**PROBLEM TO SOLVE:** Look for the line containing "Reproduce this chart" and the line containing "Chart.register(...registerables);"; retype them and all lines between, exactly, and leave out the pictures.

start STORED RECORDS

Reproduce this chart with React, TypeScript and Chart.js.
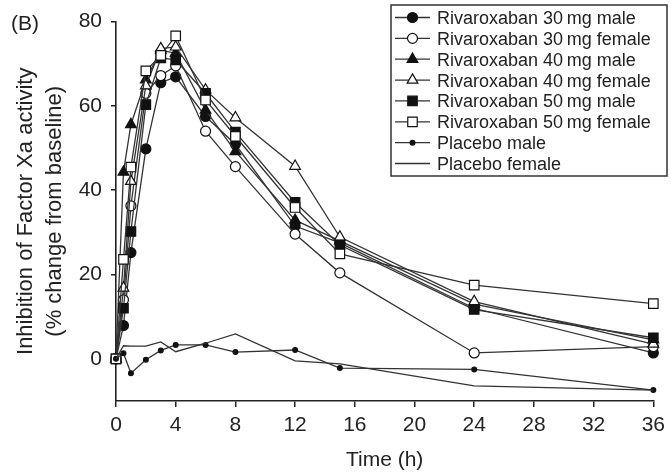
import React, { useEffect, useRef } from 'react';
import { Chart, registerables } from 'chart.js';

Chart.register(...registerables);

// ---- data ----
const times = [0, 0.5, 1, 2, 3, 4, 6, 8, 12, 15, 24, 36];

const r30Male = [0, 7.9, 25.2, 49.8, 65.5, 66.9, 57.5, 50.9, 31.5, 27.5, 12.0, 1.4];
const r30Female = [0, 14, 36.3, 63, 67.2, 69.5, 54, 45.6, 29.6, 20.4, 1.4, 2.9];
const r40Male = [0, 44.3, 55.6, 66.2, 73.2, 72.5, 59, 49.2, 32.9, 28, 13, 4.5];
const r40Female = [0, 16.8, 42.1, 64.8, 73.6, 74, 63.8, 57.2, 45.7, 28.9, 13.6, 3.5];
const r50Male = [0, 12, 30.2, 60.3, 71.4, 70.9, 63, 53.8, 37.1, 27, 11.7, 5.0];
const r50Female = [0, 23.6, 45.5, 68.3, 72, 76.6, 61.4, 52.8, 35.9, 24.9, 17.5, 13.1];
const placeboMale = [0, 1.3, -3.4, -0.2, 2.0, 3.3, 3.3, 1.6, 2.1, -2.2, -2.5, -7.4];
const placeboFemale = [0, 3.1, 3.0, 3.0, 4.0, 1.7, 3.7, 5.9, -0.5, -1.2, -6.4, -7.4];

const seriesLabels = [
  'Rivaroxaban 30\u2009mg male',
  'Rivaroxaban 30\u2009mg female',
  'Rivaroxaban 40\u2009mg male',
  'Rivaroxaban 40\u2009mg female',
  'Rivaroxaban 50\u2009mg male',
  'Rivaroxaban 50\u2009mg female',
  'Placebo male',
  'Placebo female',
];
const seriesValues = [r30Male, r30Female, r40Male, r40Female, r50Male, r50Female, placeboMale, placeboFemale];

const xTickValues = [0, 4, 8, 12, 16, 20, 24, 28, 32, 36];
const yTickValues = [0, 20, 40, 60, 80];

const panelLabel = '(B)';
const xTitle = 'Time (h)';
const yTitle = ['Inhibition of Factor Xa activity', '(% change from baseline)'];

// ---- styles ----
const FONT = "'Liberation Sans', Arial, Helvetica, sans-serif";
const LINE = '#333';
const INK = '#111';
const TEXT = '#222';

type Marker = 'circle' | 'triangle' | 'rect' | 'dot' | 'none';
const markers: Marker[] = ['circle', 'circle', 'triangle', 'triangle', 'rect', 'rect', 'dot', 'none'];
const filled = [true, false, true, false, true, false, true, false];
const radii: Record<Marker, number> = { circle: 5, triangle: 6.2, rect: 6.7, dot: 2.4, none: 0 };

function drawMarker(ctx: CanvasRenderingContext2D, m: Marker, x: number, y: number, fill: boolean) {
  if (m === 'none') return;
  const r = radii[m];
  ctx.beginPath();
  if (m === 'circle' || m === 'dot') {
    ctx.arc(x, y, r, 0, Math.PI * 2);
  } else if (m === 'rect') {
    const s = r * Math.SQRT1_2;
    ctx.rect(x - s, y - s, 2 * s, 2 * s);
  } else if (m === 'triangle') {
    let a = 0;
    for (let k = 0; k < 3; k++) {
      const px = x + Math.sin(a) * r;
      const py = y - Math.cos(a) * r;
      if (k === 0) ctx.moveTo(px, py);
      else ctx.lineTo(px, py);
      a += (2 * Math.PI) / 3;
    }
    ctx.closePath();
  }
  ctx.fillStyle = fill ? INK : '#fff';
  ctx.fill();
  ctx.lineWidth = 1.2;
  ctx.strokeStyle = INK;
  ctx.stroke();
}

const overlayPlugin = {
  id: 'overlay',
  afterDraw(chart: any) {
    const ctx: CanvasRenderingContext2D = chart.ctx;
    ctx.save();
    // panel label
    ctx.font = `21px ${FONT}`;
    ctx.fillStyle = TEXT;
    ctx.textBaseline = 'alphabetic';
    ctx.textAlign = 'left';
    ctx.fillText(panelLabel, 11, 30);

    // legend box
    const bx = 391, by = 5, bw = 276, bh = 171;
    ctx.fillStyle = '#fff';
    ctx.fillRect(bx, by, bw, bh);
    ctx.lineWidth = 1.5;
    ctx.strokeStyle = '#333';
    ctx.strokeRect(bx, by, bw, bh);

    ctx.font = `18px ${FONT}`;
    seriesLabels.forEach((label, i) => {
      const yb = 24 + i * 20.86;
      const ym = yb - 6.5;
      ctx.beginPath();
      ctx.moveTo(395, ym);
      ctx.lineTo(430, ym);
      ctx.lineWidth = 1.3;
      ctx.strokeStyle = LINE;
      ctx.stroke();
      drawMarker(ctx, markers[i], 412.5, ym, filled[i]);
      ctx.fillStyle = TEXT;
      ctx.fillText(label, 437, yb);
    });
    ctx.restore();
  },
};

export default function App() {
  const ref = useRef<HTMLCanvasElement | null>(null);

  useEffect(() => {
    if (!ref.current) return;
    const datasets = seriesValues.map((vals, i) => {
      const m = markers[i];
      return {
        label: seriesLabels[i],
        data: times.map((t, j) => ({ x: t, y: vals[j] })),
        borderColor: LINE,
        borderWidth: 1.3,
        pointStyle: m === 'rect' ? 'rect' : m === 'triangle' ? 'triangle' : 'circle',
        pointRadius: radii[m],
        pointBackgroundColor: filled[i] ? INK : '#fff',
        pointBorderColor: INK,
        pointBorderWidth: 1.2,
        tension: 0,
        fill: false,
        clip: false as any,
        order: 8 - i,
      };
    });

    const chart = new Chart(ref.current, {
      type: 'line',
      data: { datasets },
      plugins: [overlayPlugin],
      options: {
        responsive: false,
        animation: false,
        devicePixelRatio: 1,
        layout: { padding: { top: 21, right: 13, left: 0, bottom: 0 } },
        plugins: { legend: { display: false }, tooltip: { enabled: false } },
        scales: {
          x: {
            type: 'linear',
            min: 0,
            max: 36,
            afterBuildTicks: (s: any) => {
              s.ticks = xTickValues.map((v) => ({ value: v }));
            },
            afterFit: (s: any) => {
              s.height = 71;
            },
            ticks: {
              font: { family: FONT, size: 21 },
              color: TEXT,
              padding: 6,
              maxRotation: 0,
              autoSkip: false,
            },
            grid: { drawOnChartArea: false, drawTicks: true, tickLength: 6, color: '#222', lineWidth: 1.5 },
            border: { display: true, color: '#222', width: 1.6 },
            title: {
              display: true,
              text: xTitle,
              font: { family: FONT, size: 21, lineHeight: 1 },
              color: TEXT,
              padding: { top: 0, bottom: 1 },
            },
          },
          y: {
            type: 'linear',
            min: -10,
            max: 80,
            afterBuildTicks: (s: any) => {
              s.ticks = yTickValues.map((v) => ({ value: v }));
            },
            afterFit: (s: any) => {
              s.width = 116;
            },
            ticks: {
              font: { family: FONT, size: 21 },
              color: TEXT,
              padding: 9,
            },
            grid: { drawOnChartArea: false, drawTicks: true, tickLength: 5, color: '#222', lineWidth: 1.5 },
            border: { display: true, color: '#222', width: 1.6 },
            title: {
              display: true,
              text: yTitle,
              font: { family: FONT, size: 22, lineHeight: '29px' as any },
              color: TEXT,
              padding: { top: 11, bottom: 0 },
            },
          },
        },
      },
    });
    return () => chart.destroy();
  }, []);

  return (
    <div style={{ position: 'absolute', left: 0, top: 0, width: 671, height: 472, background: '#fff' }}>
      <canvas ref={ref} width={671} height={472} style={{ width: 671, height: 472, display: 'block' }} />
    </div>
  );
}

end STORED RECORDS
start STORED RECORDS

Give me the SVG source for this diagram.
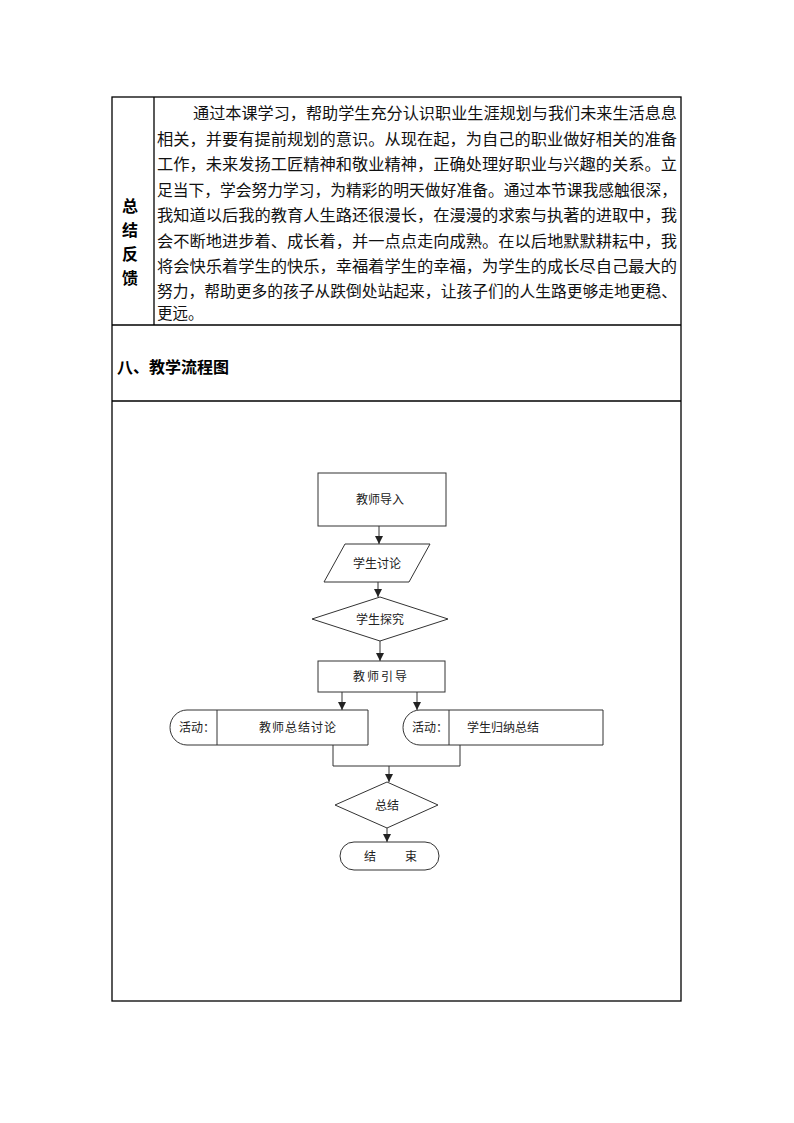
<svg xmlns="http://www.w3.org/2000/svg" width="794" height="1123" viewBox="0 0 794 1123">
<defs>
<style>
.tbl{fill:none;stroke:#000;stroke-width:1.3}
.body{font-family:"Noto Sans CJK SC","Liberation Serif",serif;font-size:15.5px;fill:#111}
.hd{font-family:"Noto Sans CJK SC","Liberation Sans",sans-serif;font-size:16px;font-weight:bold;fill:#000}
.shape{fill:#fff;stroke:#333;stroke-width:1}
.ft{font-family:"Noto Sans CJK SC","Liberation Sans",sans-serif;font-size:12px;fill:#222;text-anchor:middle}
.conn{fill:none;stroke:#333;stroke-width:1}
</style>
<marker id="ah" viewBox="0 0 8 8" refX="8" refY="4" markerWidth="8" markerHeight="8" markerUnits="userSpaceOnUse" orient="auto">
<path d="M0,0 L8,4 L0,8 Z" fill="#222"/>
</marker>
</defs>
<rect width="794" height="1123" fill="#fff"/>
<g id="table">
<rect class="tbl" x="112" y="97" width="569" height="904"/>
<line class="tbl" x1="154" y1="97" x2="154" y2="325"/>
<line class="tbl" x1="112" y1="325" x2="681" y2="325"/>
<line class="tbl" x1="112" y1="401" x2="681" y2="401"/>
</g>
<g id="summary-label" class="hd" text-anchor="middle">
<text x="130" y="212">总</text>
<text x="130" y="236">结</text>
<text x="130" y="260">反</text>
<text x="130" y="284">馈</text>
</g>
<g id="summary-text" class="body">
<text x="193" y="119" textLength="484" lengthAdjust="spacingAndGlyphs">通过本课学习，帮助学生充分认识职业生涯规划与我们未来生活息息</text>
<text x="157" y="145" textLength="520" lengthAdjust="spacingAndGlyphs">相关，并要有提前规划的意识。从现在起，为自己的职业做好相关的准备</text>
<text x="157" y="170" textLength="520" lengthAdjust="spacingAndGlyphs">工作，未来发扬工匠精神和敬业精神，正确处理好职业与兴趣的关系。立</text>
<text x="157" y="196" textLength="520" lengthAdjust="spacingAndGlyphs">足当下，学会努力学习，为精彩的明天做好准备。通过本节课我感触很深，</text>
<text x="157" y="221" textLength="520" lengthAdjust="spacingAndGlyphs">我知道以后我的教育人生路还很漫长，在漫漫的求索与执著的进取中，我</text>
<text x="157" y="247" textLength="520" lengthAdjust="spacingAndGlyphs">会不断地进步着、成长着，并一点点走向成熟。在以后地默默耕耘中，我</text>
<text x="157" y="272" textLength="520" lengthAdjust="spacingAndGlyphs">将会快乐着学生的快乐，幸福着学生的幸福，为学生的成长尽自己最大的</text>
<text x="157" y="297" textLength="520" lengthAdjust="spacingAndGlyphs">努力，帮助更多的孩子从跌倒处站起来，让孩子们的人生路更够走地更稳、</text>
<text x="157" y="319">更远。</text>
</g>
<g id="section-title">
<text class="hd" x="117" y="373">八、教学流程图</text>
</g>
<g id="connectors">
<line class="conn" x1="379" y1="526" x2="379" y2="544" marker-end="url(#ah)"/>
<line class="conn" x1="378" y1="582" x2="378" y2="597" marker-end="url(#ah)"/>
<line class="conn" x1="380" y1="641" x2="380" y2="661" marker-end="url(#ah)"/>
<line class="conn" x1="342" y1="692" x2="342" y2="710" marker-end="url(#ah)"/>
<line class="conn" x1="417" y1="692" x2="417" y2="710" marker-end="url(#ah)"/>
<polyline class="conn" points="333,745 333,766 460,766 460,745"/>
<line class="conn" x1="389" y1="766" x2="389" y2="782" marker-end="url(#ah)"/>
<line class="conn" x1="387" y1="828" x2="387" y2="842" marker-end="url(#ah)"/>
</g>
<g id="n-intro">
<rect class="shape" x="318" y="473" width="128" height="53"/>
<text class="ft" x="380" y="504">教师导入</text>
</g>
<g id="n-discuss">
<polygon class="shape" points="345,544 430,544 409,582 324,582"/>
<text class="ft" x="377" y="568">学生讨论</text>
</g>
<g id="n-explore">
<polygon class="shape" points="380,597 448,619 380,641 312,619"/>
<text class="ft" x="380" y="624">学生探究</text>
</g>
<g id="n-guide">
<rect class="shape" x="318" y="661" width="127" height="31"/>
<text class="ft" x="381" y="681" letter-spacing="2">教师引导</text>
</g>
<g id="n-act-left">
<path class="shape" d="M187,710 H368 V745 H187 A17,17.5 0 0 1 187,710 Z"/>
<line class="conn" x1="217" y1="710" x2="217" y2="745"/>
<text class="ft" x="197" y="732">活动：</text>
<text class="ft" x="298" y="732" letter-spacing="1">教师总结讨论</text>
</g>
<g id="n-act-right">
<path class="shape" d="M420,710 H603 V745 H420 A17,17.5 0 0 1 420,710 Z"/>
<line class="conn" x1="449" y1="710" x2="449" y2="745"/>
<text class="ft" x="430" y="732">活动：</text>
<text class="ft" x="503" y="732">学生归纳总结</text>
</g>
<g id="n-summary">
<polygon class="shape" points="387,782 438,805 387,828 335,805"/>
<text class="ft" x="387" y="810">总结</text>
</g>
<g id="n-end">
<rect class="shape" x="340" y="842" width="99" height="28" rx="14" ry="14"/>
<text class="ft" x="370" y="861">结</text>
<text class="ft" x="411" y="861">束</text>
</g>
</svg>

end STORED RECORDS

**EXPECTED OUTPUT:**
Reproduce this chart with React, TypeScript and Chart.js.
import React, { useEffect, useRef } from 'react';
import { Chart, registerables } from 'chart.js';

Chart.register(...registerables);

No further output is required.